Нет сомнений, что друзья были готовы рисковать. И понятно становится, почему свое стихотворение Иван Иванович посвящает «Друзьям Володе и Виктору». А финальные строчки (также подчеркнуты следователем) дают ощущение предчувствия будущей трагедии:
Если коварная судьба
Так зло смеется надо мною,
То я смеюся без стыда
Над жизнью пакостной такою.
И вряд ли душу отравить
Придется тем, кто так желает,
И если сердце так пылает,
Его легко остановить.
В конце стихотворения стоит дата — 31/ХII.1933 г.
Однако трудно себе представить, насколько сильно развратило души людские зерно доносительства, так умело брошенное Сталиным на благодатную почву человеческой слабости, называемой завистью. Известно, что посредственность всегда найдет чему завидовать: молодости, успехам в работе, занимаемой должности... Благо, что есть легкий способ отнять все это у своих соперников навсегда, стоит лишь написать куда следует.
В тридцатые годы доносчикам не приходилось прилагать особых усилий, чтобы убедить компетентные органы в наличии состава преступления. Антисоветскими, а следовательно и преступными, признавались любые свободолюбивые, не укладывающиеся в прокрустово ложе сталинских догматов мысли.

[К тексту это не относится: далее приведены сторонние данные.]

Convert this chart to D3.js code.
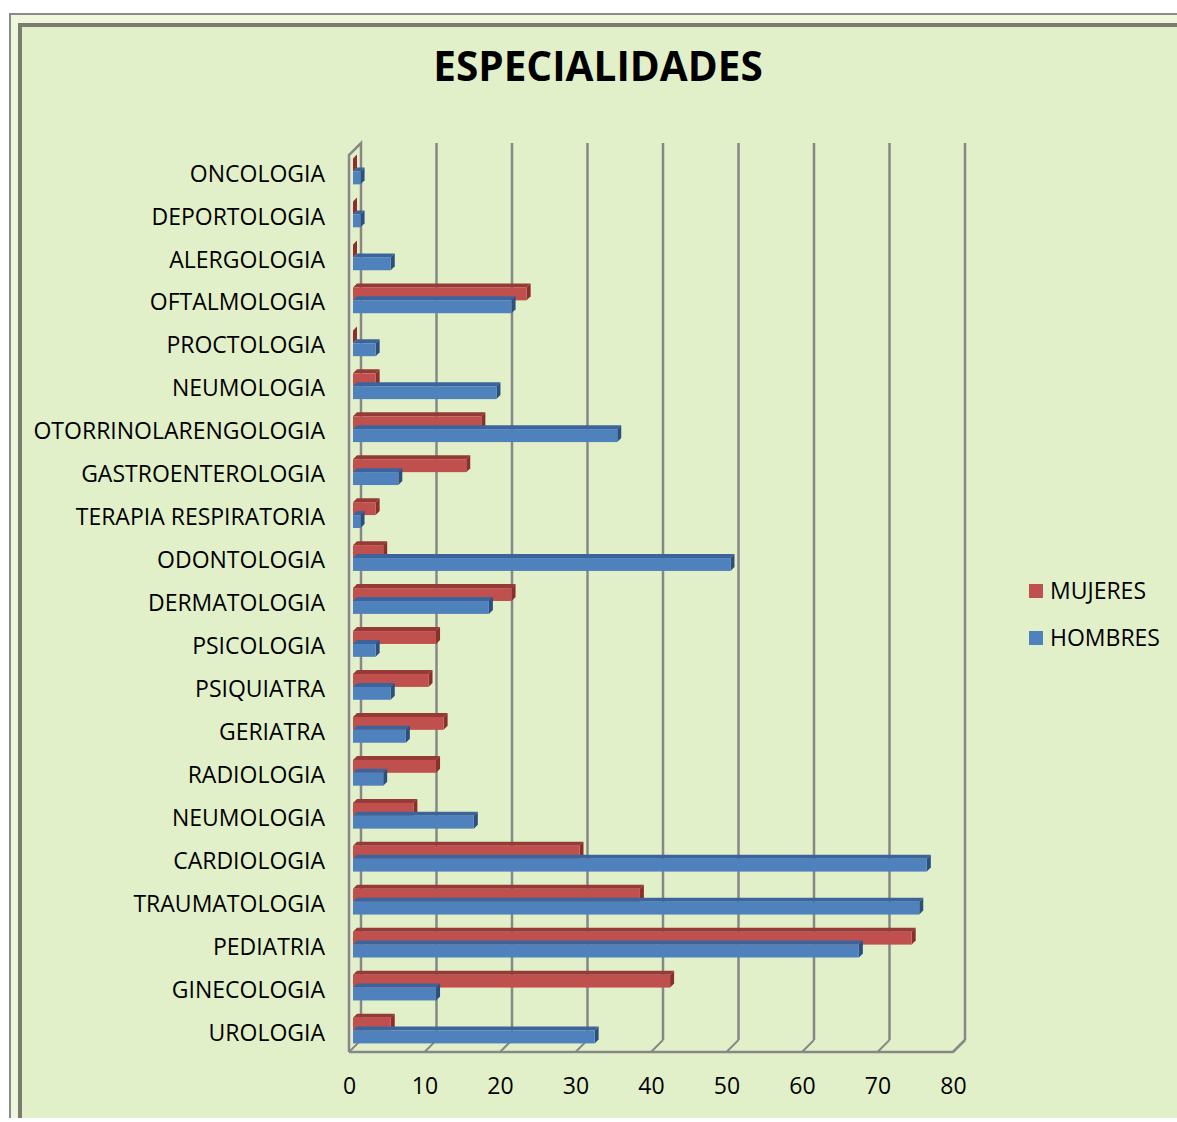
<!DOCTYPE html>
<html>
<head>
<meta charset="utf-8">
<script src="https://d3js.org/d3.v7.min.js"></script>
<style>
  body { margin: 0; background: #fff; }
  text { font-family: "Open Sans", "Noto Sans", sans-serif; fill: #000; }
</style>
</head>
<body>
<script>
// categories, top to bottom as drawn
var categories = ["ONCOLOGIA", "DEPORTOLOGIA", "ALERGOLOGIA", "OFTALMOLOGIA", "PROCTOLOGIA",
  "NEUMOLOGIA", "OTORRINOLARENGOLOGIA", "GASTROENTEROLOGIA", "TERAPIA RESPIRATORIA",
  "ODONTOLOGIA", "DERMATOLOGIA", "PSICOLOGIA", "PSIQUIATRA", "GERIATRA", "RADIOLOGIA",
  "NEUMOLOGIA", "CARDIOLOGIA", "TRAUMATOLOGIA", "PEDIATRIA", "GINECOLOGIA", "UROLOGIA"];

var mujeres = [0, 0, 0, 23, 0, 3, 17, 15, 3, 4, 21, 11, 10, 12, 11, 8, 30, 38, 74, 42, 5];
var hombres = [1, 1, 5, 21, 3, 19, 35, 6, 1, 50, 18, 3, 5, 7, 4, 16, 76, 75, 67, 11, 32];

var xTicks = [0, 10, 20, 30, 40, 50, 60, 70, 80];
var seriesNames = ["MUJERES", "HOMBRES"];

var W = 1177, H = 1122;

var svg = d3.select("body").append("svg")
    .attr("width", W)
    .attr("height", H);

// frame (open at the right and bottom, as cropped)
svg.append("rect").attr("x", 10).attr("y", 14).attr("width", W).attr("height", 1104)
    .attr("fill", "#eef6dc");
svg.append("path").attr("d", "M10,1118V14H" + W)
    .attr("fill", "none").attr("stroke", "#8a8a8a").attr("stroke-width", 2);
svg.append("rect").attr("x", 19).attr("y", 24).attr("width", W).attr("height", 1094)
    .attr("fill", "#e2f0ca");
svg.append("path").attr("d", "M20,1118V25H" + W)
    .attr("fill", "none").attr("stroke", "#7a7d6e").attr("stroke-width", 4);

// title
svg.append("text")
    .attr("x", 598).attr("y", 81)
    .attr("text-anchor", "middle")
    .style("font-size", "40.5px").style("font-weight", "bold")
    .text("ESPECIALIDADES");

// scales: bar plane, front floor, back wall
var x = d3.scaleLinear().domain([0, 80]).range([353, 957]);
var depth = 12;           // offset front floor -> back wall
var floorY = 1052, backTop = 143;
var xFront = function(v) { return x(v) - 4; };
var xBack = function(v) { return x(v) - 4 + depth; };

var y = d3.scaleBand()
    .domain(d3.range(categories.length))
    .range([150, 1052])
    .paddingInner(0.4)
    .paddingOuter(0.2);

var grid = svg.append("g");

// back wall gridlines with floor diagonals
xTicks.forEach(function(t) {
  if (t > 0) {
    grid.append("line")
        .attr("x1", xBack(t)).attr("x2", xBack(t))
        .attr("y1", backTop).attr("y2", floorY - depth)
        .attr("stroke", "#878787").attr("stroke-width", 2.5);
  }
  grid.append("line")
      .attr("x1", xBack(t)).attr("x2", xFront(t))
      .attr("y1", floorY - depth).attr("y2", floorY)
      .attr("stroke", "#878787").attr("stroke-width", 2);
});

// left side wall
grid.append("path")
    .attr("d", "M" + xFront(0) + "," + floorY +
               "L" + xFront(0) + "," + (backTop + depth) +
               "L" + xBack(0) + "," + backTop +
               "L" + xBack(0) + "," + (floorY - depth))
    .attr("fill", "none").attr("stroke", "#878787").attr("stroke-width", 2.5);

// floor front edge and right edge
grid.append("path")
    .attr("d", "M" + xFront(0) + "," + floorY + "L" + xFront(80) + "," + floorY +
               "L" + xBack(80) + "," + (floorY - depth))
    .attr("fill", "none").attr("stroke", "#878787").attr("stroke-width", 2.5);

// bars (3D look: front, top and end faces)
var barH = y.bandwidth() / 2;
var d3x = 4, d3y = 4;

var series = [
  {name: "MUJERES", values: mujeres, front: "#c0504d", top: "#963a37", side: "#8a2f2c", off: 0},
  {name: "HOMBRES", values: hombres, front: "#4f81bd", top: "#3b649c", side: "#2c4f7e", off: 1}
];

var bars = svg.append("g");
series.forEach(function(s) {
  var g = bars.append("g");
  var data = s.values.map(function(v, i) { return {v: v, i: i}; });

  // top face
  g.selectAll(".top").data(data).enter().append("path")
      .attr("fill", s.top)
      .attr("d", function(d) {
        var y0 = y(d.i) + s.off * barH, x0 = x(0), x1 = x(d.v);
        return "M" + x0 + "," + y0 + "L" + (x0 + d3x) + "," + (y0 - d3y) +
               "L" + (x1 + d3x) + "," + (y0 - d3y) + "L" + x1 + "," + y0 + "Z";
      });
  // end face
  g.selectAll(".side").data(data).enter().append("path")
      .attr("fill", s.side)
      .attr("d", function(d) {
        var y0 = y(d.i) + s.off * barH, x1 = x(d.v);
        return "M" + x1 + "," + y0 + "L" + (x1 + d3x) + "," + (y0 - d3y) +
               "L" + (x1 + d3x) + "," + (y0 + barH - d3y) + "L" + x1 + "," + (y0 + barH) + "Z";
      });
  // front face
  g.selectAll(".front").data(data).enter().append("rect")
      .attr("fill", s.front)
      .attr("x", x(0))
      .attr("y", function(d) { return y(d.i) + s.off * barH; })
      .attr("width", function(d) { return x(d.v) - x(0); })
      .attr("height", barH);
});

// category axis
var yAxis = svg.append("g")
    .attr("transform", "translate(" + xFront(0) + ",0)")
    .call(d3.axisLeft(y).tickSize(0).tickPadding(24)
      .tickFormat(function(i) { return categories[i]; }));
yAxis.select(".domain").remove();
yAxis.selectAll("text")
    .attr("dy", "0.44em")
    .style("font-family", "'Open Sans', sans-serif")
    .style("font-size", "23px")
    .attr("fill", "#000");

// value axis
var xAxis = svg.append("g")
    .attr("transform", "translate(-4," + (floorY + 26) + ")")
    .call(d3.axisBottom(x).tickValues(xTicks).tickSize(0).tickPadding(0));
xAxis.select(".domain").remove();
xAxis.selectAll("text")
    .style("font-family", "'Open Sans', sans-serif")
    .style("font-size", "23px")
    .attr("fill", "#000");

// legend
var legend = svg.append("g");
series.forEach(function(s, k) {
  var ly = 591 + k * 47;
  legend.append("rect")
      .attr("x", 1029).attr("y", ly - 7).attr("width", 14).attr("height", 14)
      .attr("fill", s.front);
  legend.append("text")
      .attr("x", 1050).attr("y", ly).attr("dy", "0.36em")
      .style("font-size", "23px")
      .text(s.name);
});
</script>
</body>
</html>
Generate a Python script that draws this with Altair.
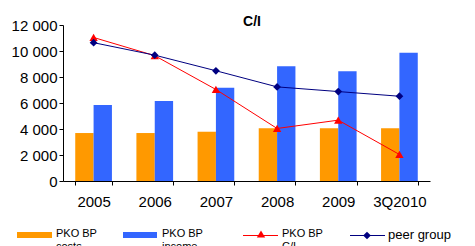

Самое страшное, что завистник и доносчик всегда оказывался среди самых близких. Был он и возле тех ребят. Его заявление останется безымянным, на опубликуем его обязательно, чтобы знать в лицо лицемерие, ложь и подлость.
16 октября 1933 г.
Начальнику Дзержинского
районного отделения ОГПУ
от инженера завода № 80
Заявление
Настоящим ставлю Вас в известность, что примерно в средних числах июня месяца с. г. ко мне на квартиру приезжали мои товарищи по институту Муравьев В. А. и Сизов И. И., работающий на Чернораменском химическом комбинате, и в разговоре на разные политические и обыкновенные темы высказались, что в настоящее время инженерно-технический персонал находится в тяжелых условиях и что им не дают правильных руководителей. Продолжая этот разговор, Сизов высказал мысль, что для улучшения положения технического персонала необходимо объединиться для совместной помощи. Эту мысль Сизов заключил словами, обращаясь ко мне: «Ты обязательно
подумай и в следующий раз нам ответишь». После этого они стали заезжать ко мне и часто разговор переводили на вопрос по объединению инженеров на экономической почве. В одной из таких встреч Сизов снова говорил о создании группы из недовольных существующим строем в нашей стране инженеров, заявив мне, что они с Муравьевым решили заняться созданием контрреволюционной организации из недовольных инженеров, и предложил мне примкнуть к их инициативной группе и принять активное участие в организации вместе с ними контрреволюционной организации.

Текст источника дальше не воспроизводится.